Monday, May 31, 2010

Sucker Punch.



Out of the blue. It stings and hurts. And is more powerful than any of us thought.

What to do? Do I fight? Do I flee? Do I punch back? Do I taunt for more? Do I say that enough is enough? Do I turn the other cheek? Do I pout? Do I dwell?

I will stand firm

Psalm 73:26 My flesh and my heart may fail, but God is the strength of my heart and my portion forever.

Sunday, May 30, 2010

Piece by piece.



It's going to hurt...

be frustrating...

be long...

be uncomfortable...

be scary...

be sad...

It's going to be hell.

Sometimes it's not going to make sense...

You will look for a way out...

and they will be there.

"Why" will be on your lips every morning...

afternoon...

night...

everyday.

But what I can say is this...

I will be there...

I will hold your hand...

and these pieces.

I will try with all of my strength...

and fail...

Then I will try with all of my God through me...

and succeed.

I can...

will...

must...

bring your heart to something whole again.

Why?

Because I care...

cherish...

honor...

respect...

love...

you.

For God...

My God...

Your God...

Our God...

is greater than all of this.

Isaiah 43:1 But now, this is what the LORD says — he who created you, O Jacob, he who formed you, O Israel: "Fear not, for I have redeemed you; I have summoned you by name; you are mine.

Thursday, May 27, 2010

Beautiful.



You are Beautiful.

You'll realize this one day.

And when you do,

I told you so.

"I praise you because I am fearfully and wonderfully made; your works are wonderful, I know that full well." Ps. 139:14

Forever Young.




Do you want to live forever?

"May the best of your todays...be the worst of your tomorrows"

We say we will take it one day at a time.

A step by step motion.

We never realize that one day those steps,

may not come anymore.

So for this one time,

Take my hand.

Come with me,

Now.

And we can pretend we'll be
forever young.

Wednesday, May 26, 2010

To do or not to do, that is the question.

While reading Wild at Heart and Father Fiction, there is an inescapable concept of 1. realizing you need a father, 2. realizing your father has wounded you, and 3. forgiving your father.

I have done 1 and 2 to the best of my ability.

Not 3.



Melchor Zavala
708 N. County St.
Waukegan, Illinois 60085
224-656-5509



Still can't find the strength to do anything.

God will provide one day.

Tuesday, May 25, 2010

Father Non-Fiction?



Changes?

[x] yes [ ] no

Good changes?

[x] yes [ ] no

New beginnings?

[x] yes [ ] no

Tough times?

[x] yes [ ] no

Worth it?

[ ] yes [ ] no


























[x] Definately

Tuesday, May 18, 2010

The epiphany of confussion.



Last night. Was tough. To say the least.

There are plenty of times where I have convinced all my friends that I am over this.

And I convinced my family.

But out of all the times, I think I forgot to convince myself.

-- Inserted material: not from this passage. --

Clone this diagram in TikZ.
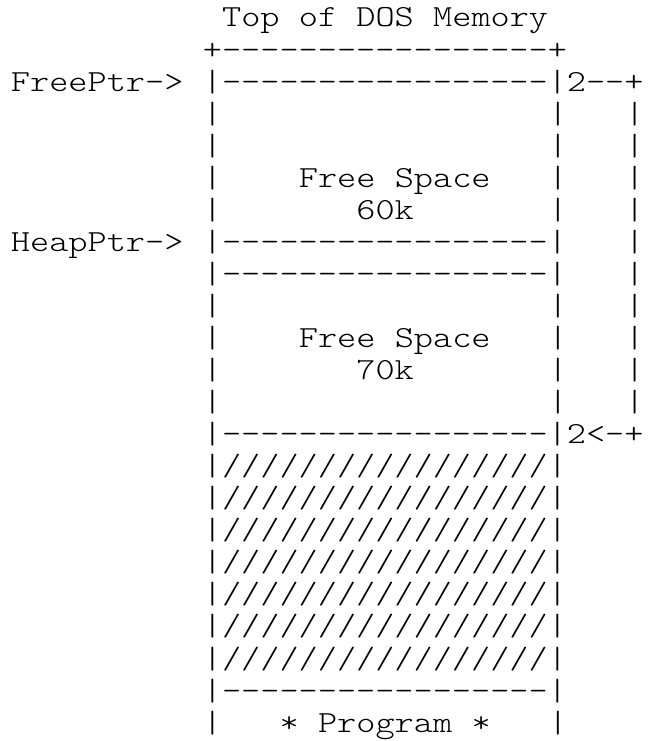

So now I'm at a crossroads.

Do I want to convince myself. Or...

Tuesday, May 11, 2010

Louder. Please.



I can hear your screams.
Even when you don't yell.
I can hear your screams.
Even when you don't whisper.
I can hear your screams.
Even when you don't speak.
I can hear your screams.
Even when you don't look at me.
I can hear your screams.
Even when you aren't in my presence.
I can hear your screams.
Even when you aren't upset.
I can hear your screams.
Even when you are happy.

I can hear your screams.
Because I know you.
I can hear your screams.
Because I care for you.
I can hear your screams.
Because I want to help.

I can hear your screams.
Because I am screaming too.

Saturday, May 8, 2010

OMG



Today was a wedding of an old friend.

*New Wedding - Old Friends*

It also was what seemed to be the start of something new.

*Old Friend - New Relationship*

But it was also the continued growth of a wonderful friendship.

*New Day - Old Friendship*

Then there is you.

*Old Friendship - Old Relationship - New __________*?

It confused me. And it is scary.

Sunday, May 2, 2010

Shooting Stars



Can we pretend that airplanes in the night sky are like shooting stars
I could really use a wish right now, a wish right now, a wish right now.

A week has past, I meant to write I swear, but time is fleeting.
Please forgive me.
My mind has wandered to and fro, thinking about the past and the present and the future, but still nothing has come to fruition.
So I will wander and ponder.

And wish that the airplanes were shooting stars.